Dans le cadre de l'Enhanced Defense Cooperation Agreement (EDCA, accord de coopération de défense renforcée) que Washington a conclu avec les Philippines plus tôt cette année, les forces armées américaines ont accès à cinq bases aux Philippines, notamment un aérodrome situé directement aux abords mêmes de la mer de Chine méridionale. En avril, les États-Unis et les forces armées des Philippines ont mené leurs exercices Balikatan annuels auxquels a participé le groupe aéronaval d'attaque de l’USS Stennis et qui étaient axés sur les opérations en mer de Chine méridionale. Il y a deux semaines, la Marine américaine a déployé quatre avions d'attaque électronique sophistiqués Growler et 120 membres de personnel de soutien à la base aérienne de Clark aux Philippines pour patrouiller l'espace aérien et les voies maritimes de la région.

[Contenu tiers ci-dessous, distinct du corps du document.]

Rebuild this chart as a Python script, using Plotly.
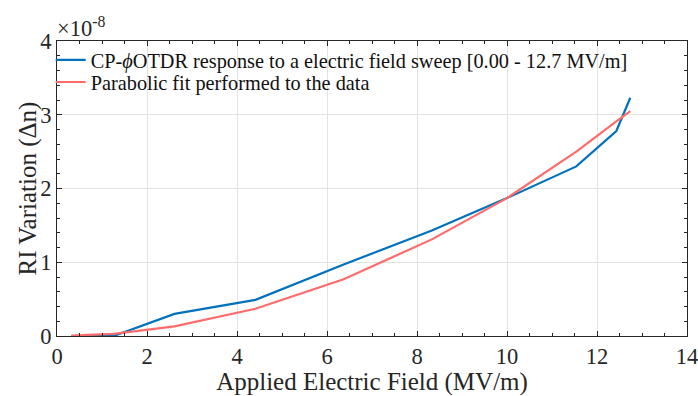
import plotly.graph_objects as go

# Data (RI variation in units of 1e-8)
field = [0.32, 1.26, 2.61, 4.41, 6.37, 8.33, 10.0, 11.54, 12.43, 12.74]
measured = [0.0, 0.0, 0.30, 0.49, 0.97, 1.43, 1.87, 2.30, 2.78, 3.23]
parabolic = [0.005, 0.03, 0.13, 0.37, 0.77, 1.31, 1.87, 2.50, 2.91, 3.05]

x_ticks = [0, 2, 4, 6, 8, 10, 12, 14]
y_ticks = [0, 1, 2, 3, 4]

FONT = "Liberation Serif"
AX = "#262626"

fig = go.Figure()
fig.add_trace(go.Scatter(
    x=field, y=measured, mode="lines",
    line=dict(color="#0072BD", width=2.2),
    name="CP-<i>ϕ</i>OTDR response to a electric field sweep [0.00 - 12.7 MV/m]",
    legend="legend"))
fig.add_trace(go.Scatter(
    x=field, y=parabolic, mode="lines",
    line=dict(color="#FF6B6B", width=2.2),
    name="Parabolic fit performed to the data",
    legend="legend2"))

axis_common = dict(
    showline=True, linecolor=AX, linewidth=1, mirror="ticks",
    ticks="inside", ticklen=5, tickcolor=AX, tickwidth=1,
    showgrid=True, gridcolor="#e3e3e3", gridwidth=1,
    zeroline=False, automargin=False, ticklabeloverflow="allow",
    tickfont=dict(family=FONT, size=22.5, color="#262626"),
)

fig.update_xaxes(
    range=[0, 14], tickvals=x_ticks, ticktext=[str(v) for v in x_ticks],
    minor=dict(dtick=0.5, ticks="inside", ticklen=3, tickcolor=AX, showgrid=False),
    title=dict(text="Applied Electric Field (MV/m)", font=dict(family=FONT, size=25, color="#262626"), standoff=2),
    **axis_common)
fig.update_yaxes(
    range=[0, 4], tickvals=y_ticks, ticktext=[str(v) for v in y_ticks],
    minor=dict(dtick=0.2, ticks="inside", ticklen=3, tickcolor=AX, showgrid=False),
    **axis_common)

# y-axis title placed as rotated text
fig.add_annotation(
    text="RI Variation (Δn)", xref="paper", yref="paper", x=0, y=0.5,
    xanchor="center", yanchor="middle", textangle=-90, showarrow=False,
    xshift=-30, font=dict(family=FONT, size=25, color="#262626"))

fig.add_annotation(
    text="×10<sup>-8</sup>", xref="paper", yref="paper", x=0, y=1.0,
    xanchor="left", yanchor="bottom", showarrow=False, yshift=-2, xshift=-2,
    font=dict(family=FONT, size=22.5, color="#262626"))

leg_common = dict(xanchor="left", yanchor="middle",
                  bgcolor="rgba(0,0,0,0)", borderwidth=0,
                  font=dict(family=FONT, size=20.3, color="#111111"),
                  itemwidth=30)

fig.update_layout(
    width=698, height=396,
    margin=dict(l=57, r=11, t=41, b=60),
    plot_bgcolor="white", paper_bgcolor="white",
    showlegend=True,
    legend=dict(x=-0.01, y=0.935, **leg_common),
    legend2=dict(x=-0.01, y=0.86, **leg_common),
)

fig.write_html("out.html", config={"displayModeBar": False},
               post_script="document.body.style.margin='0px';")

Prenant la parole lors de la conférence du CNAS, l'amiral Richardson, chef des opérations navales, s’est vanté que la marine américaine dépensait «beaucoup d'énergie intellectuelle» dans la détermination de moyens pour contrer et perturber les activités chinoises dans la région – de la remise en état des terres aux systèmes d'armes anti-accès et d'interdiction de zone (Anti-Access/Area Denial (A2/AD) chinois destinés à garder les forces américaines hors des eaux immédiatement adjacentes au continent. «Nous avons beaucoup d'études en cours [et] d'ici juillet-août, nous devrions arriver avec beaucoup d'idées intéressantes», a-t-il dit.

Les commentaires de Richardson sont un indice que le Pentagone prépare une série de provocations irresponsables allant bien au-delà des opérations de «liberté de navigation» qui ont déjà eu lieu. Le résultat sera une nouvelle élévation du risque qu'un petit incident, délibéré ou non, puisse dégénérer en un conflit entre les deux puissances dotées de l'arme nucléaire.